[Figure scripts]
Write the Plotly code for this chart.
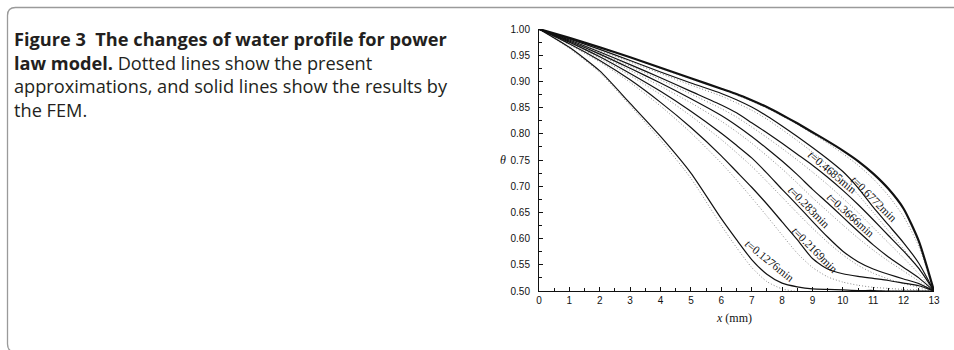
import plotly.graph_objects as go

# ---------------- data ----------------
x_grid = [0, 1, 2, 3, 4, 5, 6, 6.5, 7, 7.5, 8, 8.5, 9, 9.5, 10, 10.5, 11, 11.5, 12, 12.5, 13]

# FEM results (solid)
fem_c1 = [1, 0.983, 0.965, 0.946, 0.926, 0.906, 0.886, 0.876, 0.864, 0.851, 0.836, 0.820, 0.803, 0.786, 0.768, 0.748, 0.724, 0.695, 0.657, 0.595, 0.5]
fem_c2 = [1, 0.981, 0.961, 0.940, 0.918, 0.897, 0.877, 0.865, 0.851, 0.834, 0.815, 0.795, 0.774, 0.752, 0.728, 0.697, 0.660, 0.626, 0.592, 0.553, 0.5]
fem_c3 = [1, 0.979, 0.956, 0.932, 0.907, 0.881, 0.855, 0.840, 0.821, 0.802, 0.782, 0.761, 0.740, 0.717, 0.692, 0.665, 0.636, 0.606, 0.576, 0.543, 0.5]
fem_c4 = [1, 0.977, 0.952, 0.925, 0.897, 0.867, 0.835, 0.816, 0.795, 0.772, 0.748, 0.722, 0.694, 0.668, 0.641, 0.614, 0.588, 0.565, 0.545, 0.525, 0.5]
fem_c5 = [1, 0.975, 0.947, 0.915, 0.881, 0.843, 0.801, 0.778, 0.754, 0.725, 0.694, 0.664, 0.633, 0.603, 0.576, 0.556, 0.542, 0.532, 0.523, 0.514, 0.5]
fem_c6 = [1, 0.972, 0.940, 0.903, 0.860, 0.812, 0.758, 0.728, 0.698, 0.666, 0.632, 0.598, 0.562, 0.542, 0.533, 0.528, 0.524, 0.520, 0.515, 0.510, 0.5]
fem_c7 = [1, 0.965, 0.920, 0.858, 0.795, 0.725, 0.638, 0.598, 0.560, 0.532, 0.515, 0.508, 0.504, 0.503, 0.502, 0.501, 0.501, 0.500, 0.500, 0.500, 0.5]

# present approximations (dotted)
apx_c1 = [1, 0.983, 0.965, 0.946, 0.925, 0.905, 0.885, 0.874, 0.862, 0.849, 0.834, 0.818, 0.800, 0.782, 0.762, 0.740, 0.714, 0.682, 0.642, 0.585, 0.5]
apx_c2 = [1, 0.980, 0.959, 0.937, 0.915, 0.893, 0.872, 0.859, 0.845, 0.828, 0.808, 0.787, 0.765, 0.741, 0.715, 0.684, 0.650, 0.615, 0.580, 0.543, 0.5]
apx_c3 = [1, 0.978, 0.954, 0.929, 0.903, 0.876, 0.848, 0.832, 0.813, 0.793, 0.772, 0.750, 0.727, 0.703, 0.677, 0.650, 0.621, 0.592, 0.563, 0.533, 0.5]
apx_c4 = [1, 0.976, 0.950, 0.921, 0.891, 0.859, 0.824, 0.804, 0.782, 0.758, 0.733, 0.706, 0.678, 0.652, 0.626, 0.601, 0.578, 0.557, 0.538, 0.519, 0.5]
apx_c5 = [1, 0.974, 0.944, 0.911, 0.875, 0.834, 0.789, 0.764, 0.738, 0.709, 0.679, 0.649, 0.620, 0.593, 0.569, 0.549, 0.534, 0.523, 0.514, 0.507, 0.5]
apx_c6 = [1, 0.970, 0.937, 0.898, 0.853, 0.802, 0.744, 0.712, 0.678, 0.643, 0.607, 0.572, 0.545, 0.527, 0.517, 0.511, 0.507, 0.505, 0.503, 0.502, 0.5]
apx_c7 = [1, 0.963, 0.917, 0.854, 0.788, 0.715, 0.625, 0.583, 0.545, 0.518, 0.504, 0.499, 0.497, 0.497, 0.498, 0.499, 0.500, 0.500, 0.500, 0.500, 0.5]

fem_series = [fem_c1, fem_c2, fem_c3, fem_c4, fem_c5, fem_c6, fem_c7]
apx_series = [apx_c1, apx_c2, apx_c3, apx_c4, apx_c5, apx_c6, apx_c7]

time_labels = ["0.6772", "0.4685", "0.3666", "0.283", "0.2169", "0.1276"]
x_ticks = list(range(0, 14))
y_ticks = [0.50, 0.55, 0.60, 0.65, 0.70, 0.75, 0.80, 0.85, 0.90, 0.95, 1.00]

# ---------------- layout geometry ----------------
W, H = 954, 350
PL, PR, PT, PB = 539, 934, 29, 291


def px(xp):
    return (xp - PL) / (PR - PL)


def py(yp):
    return (PB - yp) / (PB - PT)


fig = go.Figure()

for s in apx_series:
    fig.add_trace(go.Scatter(x=x_grid, y=s, mode="lines",
                             line=dict(color="#8c8c8c", width=1, dash="1px,2px", shape="spline", smoothing=0.6),
                             hoverinfo="skip", showlegend=False))
for i, s in enumerate(fem_series):
    fig.add_trace(go.Scatter(x=x_grid, y=s, mode="lines",
                             line=dict(color="#111111", width=2.2 if i == 0 else 1.2, shape="spline", smoothing=0.6),
                             hoverinfo="skip", showlegend=False))

serif = "Liberation Serif, Times New Roman, serif"
sans = "Liberation Sans, Arial, sans-serif"
cap_font = "Open Sans, Noto Sans, sans-serif"

# curve labels: (x, y, angle)
label_pos = [(11.02, 0.675, 45), (9.65, 0.728, 40), (10.25, 0.645, 42),
             (8.88, 0.660, 45), (9.08, 0.578, 45), (7.6, 0.558, 39)]
annotations = []
for t, (lx, ly, ang) in zip(time_labels, label_pos):
    annotations.append(dict(x=lx, y=ly, xref="x", yref="y", text="<i>t</i>=" + t + "min",
                            showarrow=False, textangle=ang, font=dict(family=serif, size=11.5, color="#111")))

# axis titles
annotations.append(dict(x=px(498), y=py(160), xref="paper", yref="paper", text="<i>θ</i>", showarrow=False,
                        font=dict(family=serif, size=12, color="#111")))
annotations.append(dict(x=px(734), y=py(327), xref="paper", yref="paper", text="<i>x</i> (mm)", showarrow=False,
                        font=dict(family=serif, size=12, color="#111")))

# caption (one block, 4 lines)
caption = (
    "<b>Figure 3&nbsp;&nbsp;The changes of water profile for power</b><br>"
    "<b>law model.</b> Dotted lines show the present<br>"
    "approximations, and solid lines show the results by<br>"
    "the FEM."
)
annotations.append(dict(x=px(12), y=py(25), xref="paper", yref="paper", xanchor="left",
                        yanchor="top", text=caption, showarrow=False, align="left",
                        font=dict(family=cap_font, size=18.2, color="#231f20")))

# frame with rounded left corners
x0, y0, y1, x1, r = px(7.5), py(7.5), py(352), px(1100), 8
rx = r / (PR - PL)
ry = r / (PB - PT)
frame_path = (f"M {x1},{y0} L {x0 + rx},{y0} Q {x0},{y0} {x0},{y0 - ry} "
              f"L {x0},{y1 + ry} Q {x0},{y1} {x0 + rx},{y1} L {x1},{y1}")

fig.update_layout(
    width=W, height=H,
    margin=dict(l=PL, r=W - PR, t=PT, b=H - PB),
    paper_bgcolor="white", plot_bgcolor="white",
    annotations=annotations,
    shapes=[dict(type="path", path=frame_path, xref="paper", yref="paper",
                 line=dict(color="#9a9a9a", width=1.3))],
    xaxis=dict(range=[0, 13], tickvals=x_ticks, ticktext=[str(v) for v in x_ticks],
               ticks="inside", ticklen=4, tickcolor="#111", showline=True, linecolor="#111", linewidth=1,
               showgrid=False, zeroline=False, tickfont=dict(family=sans, size=10, color="#111"),
               minor=dict(ticks="inside", dtick=0.5, ticklen=3, tickcolor="#111", showgrid=False)),
    yaxis=dict(range=[0.5, 1.0], tickvals=y_ticks, ticktext=[f"{v:.2f}" for v in y_ticks],
               ticks="inside", ticklen=4, tickcolor="#111", showline=True, linecolor="#111", linewidth=1,
               showgrid=False, zeroline=False, tickfont=dict(family=sans, size=10, color="#111"),
               ticklabelstandoff=6,
               minor=dict(ticks="inside", dtick=0.025, ticklen=3, tickcolor="#111", showgrid=False)),
)

fig.write_html("out.html")
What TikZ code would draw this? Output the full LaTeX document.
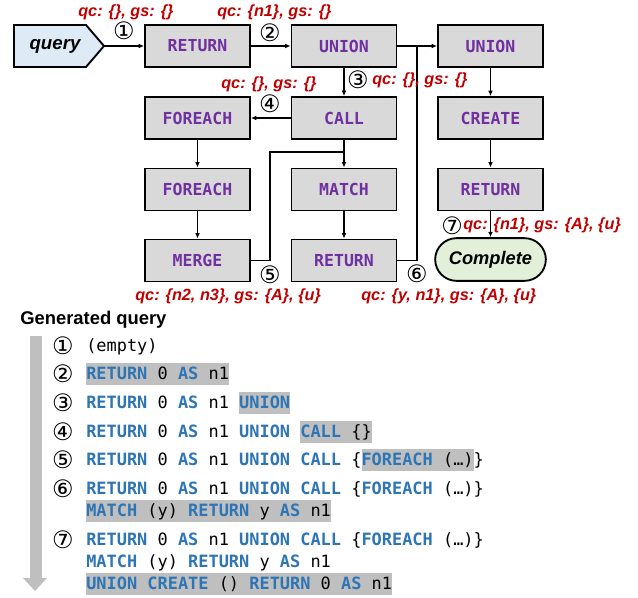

Set task >> Retype the records above word for word, from their first line through the line containing "0.501, 0.500, 0.500, 0.500, 0.5]", and leave out every picture.

The response >>
Write the Plotly code for this chart.
import plotly.graph_objects as go

# ---------------- data ----------------
x_grid = [0, 1, 2, 3, 4, 5, 6, 6.5, 7, 7.5, 8, 8.5, 9, 9.5, 10, 10.5, 11, 11.5, 12, 12.5, 13]

# FEM results (solid)
fem_c1 = [1, 0.983, 0.965, 0.946, 0.926, 0.906, 0.886, 0.876, 0.864, 0.851, 0.836, 0.820, 0.803, 0.786, 0.768, 0.748, 0.724, 0.695, 0.657, 0.595, 0.5]
fem_c2 = [1, 0.981, 0.961, 0.940, 0.918, 0.897, 0.877, 0.865, 0.851, 0.834, 0.815, 0.795, 0.774, 0.752, 0.728, 0.697, 0.660, 0.626, 0.592, 0.553, 0.5]
fem_c3 = [1, 0.979, 0.956, 0.932, 0.907, 0.881, 0.855, 0.840, 0.821, 0.802, 0.782, 0.761, 0.740, 0.717, 0.692, 0.665, 0.636, 0.606, 0.576, 0.543, 0.5]
fem_c4 = [1, 0.977, 0.952, 0.925, 0.897, 0.867, 0.835, 0.816, 0.795, 0.772, 0.748, 0.722, 0.694, 0.668, 0.641, 0.614, 0.588, 0.565, 0.545, 0.525, 0.5]
fem_c5 = [1, 0.975, 0.947, 0.915, 0.881, 0.843, 0.801, 0.778, 0.754, 0.725, 0.694, 0.664, 0.633, 0.603, 0.576, 0.556, 0.542, 0.532, 0.523, 0.514, 0.5]
fem_c6 = [1, 0.972, 0.940, 0.903, 0.860, 0.812, 0.758, 0.728, 0.698, 0.666, 0.632, 0.598, 0.562, 0.542, 0.533, 0.528, 0.524, 0.520, 0.515, 0.510, 0.5]
fem_c7 = [1, 0.965, 0.920, 0.858, 0.795, 0.725, 0.638, 0.598, 0.560, 0.532, 0.515, 0.508, 0.504, 0.503, 0.502, 0.501, 0.501, 0.500, 0.500, 0.500, 0.5]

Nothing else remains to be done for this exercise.